Em termos arendtianos, digamos que esses regimes dispõem de muita violência, mas de pouco poder.
A censura teria uma vida longa, tanto a de costumes quanto a política (cujas fronteiras podem confundir-se, como se viu com a Tropicália, a Contracultura...). Mesmo um governo relativamente democrático como o de Juscelino Kubitscheck recorreu à censura política. A ditadura militar recrudesceu-a em sua efetivação ilegal mesmo diante da legislação do período, como já expliquei alhures.
Como o direito, em seu formalismo, delimita competências e deveres, o comum é que regimes autoritários não consigam cumprir sua própria legislação. O direito nunca é completamente cumprido, claro, pois as normas jurídicas são criadas exatamente para aquilo que pode ser violado - o que não pode sê-lo não precisa delas (inexistem normas, por exemplo, proibindo urinar em Marte). Governos democráticos também violam-no, mas neles os tribunais podem funcionar...
Nos regimes autoritários a violação sistematiza-se de forma que não podem ser caracterizados como "estados de direito". Em que o estado o direito fica nesse caso? Nos Atos Institucionais tinha-se o cuidado de limitar ou excluir a competência judicial no exame dos atos arbitrários do regime - ou de alterar competências, como foi o caso da atribuição da Justiça Militar em julgar civis em crimes contra a segurança nacional e contra as instituições militares, instituída no AI 2.
Por isso, para negar (ou diminuir) o caráter ditatorial do regime militar no Brasil, uma das estratégias é dizer que a justiça funcionava perfeitamente, como fez Ives Gandra da Silva Martins.
A edição extra de setembro de 1975 do jornal Ex publicou uma entrevista com o Cardeal Paulo Evaristo Arns - um homem corajoso, todos o sabem, e inteligente:

Nós pedimos uma vez que fosse definido - os bispos todos em reunião pediram ao então Ministro da Justiça, que era aliás, como se chamava ele? Buzaid. Pedimos que ele dissesse o que é subversão política. Nunca foi definido. É certo quem colabora para que se esclareçam as coisas, não deve ser considerado subversivo.
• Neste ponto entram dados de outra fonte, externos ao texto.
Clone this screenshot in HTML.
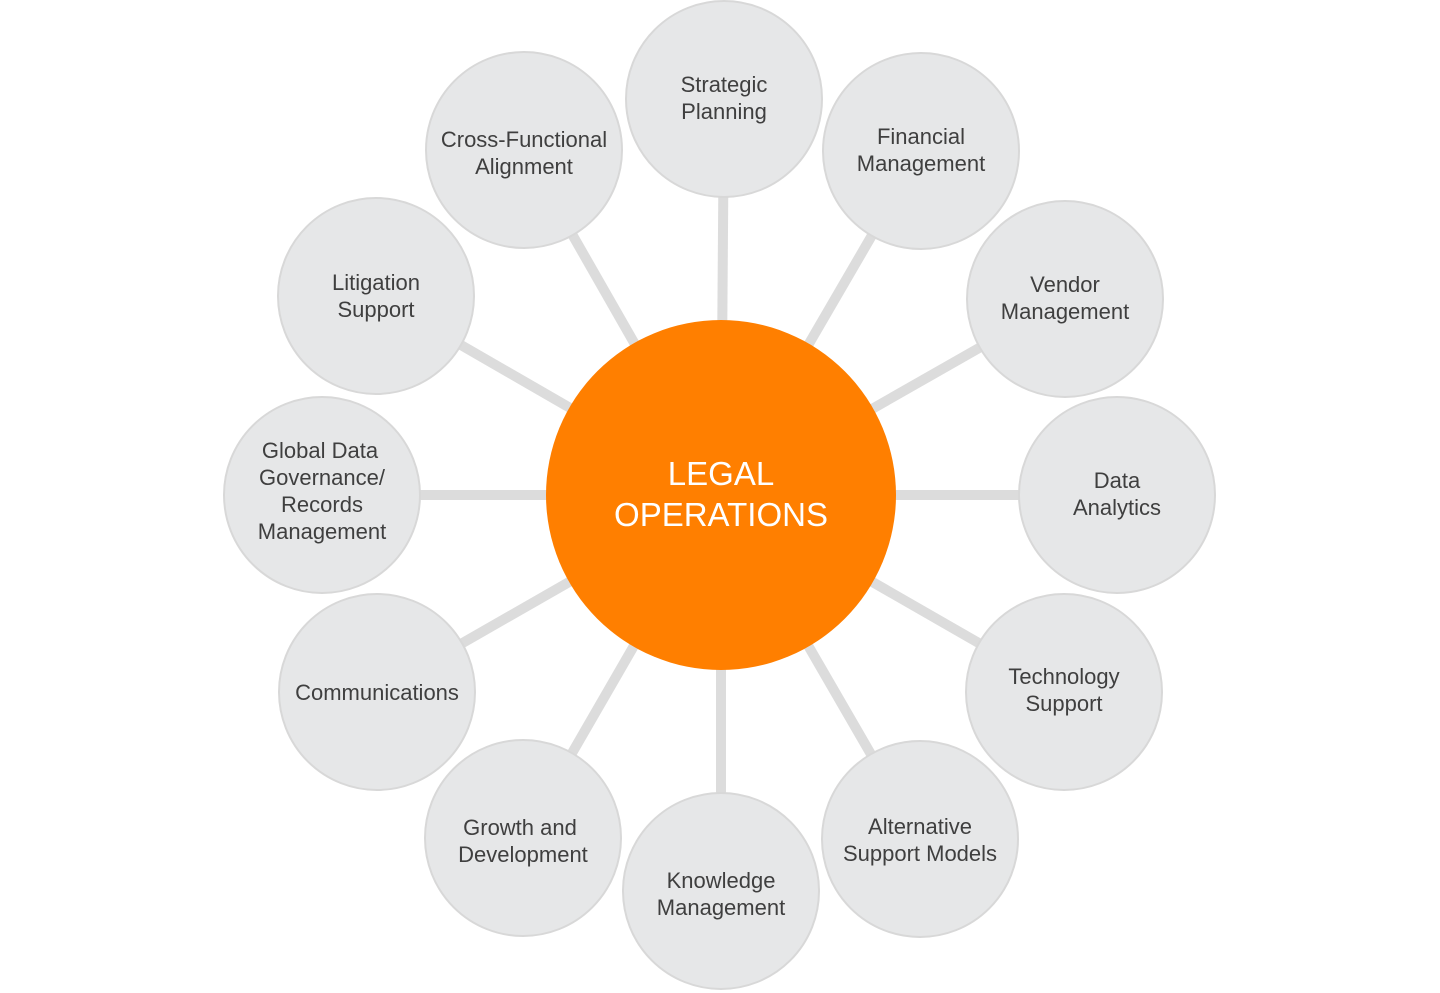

O problema não estava, claro, nas maiores ou menores luzes de Alfredo Buzaid, que, na época, era ex-integralista (em 1975, no velório de Plínio Salgado, fez um elogio fúnebre ao ideólogo do integralismo) e também processualista, membro da Academia Paulista de Letras e da Academia Brasileira de Letras Jurídicas, ex-diretor da faculdade de direito da USP, ex-Vice-Reitor e ex-Reitor em exercício da USP etc. Mais adiante, ainda seria, por dois anos e pouco, até aposentar-se, Ministro do Supremo Tribunal Federal (a nomeação para o STF de próceres do regime próximos da aposentadoria aconteceu mais de uma vez).
O silêncio desse notável medalhão do direito e da política brasileiros tinha uma função política, como bem viu Arns. O que interessava à ditadura? Justamente não esclarecer - tal é a esfera pública permitida em regimes quejandos.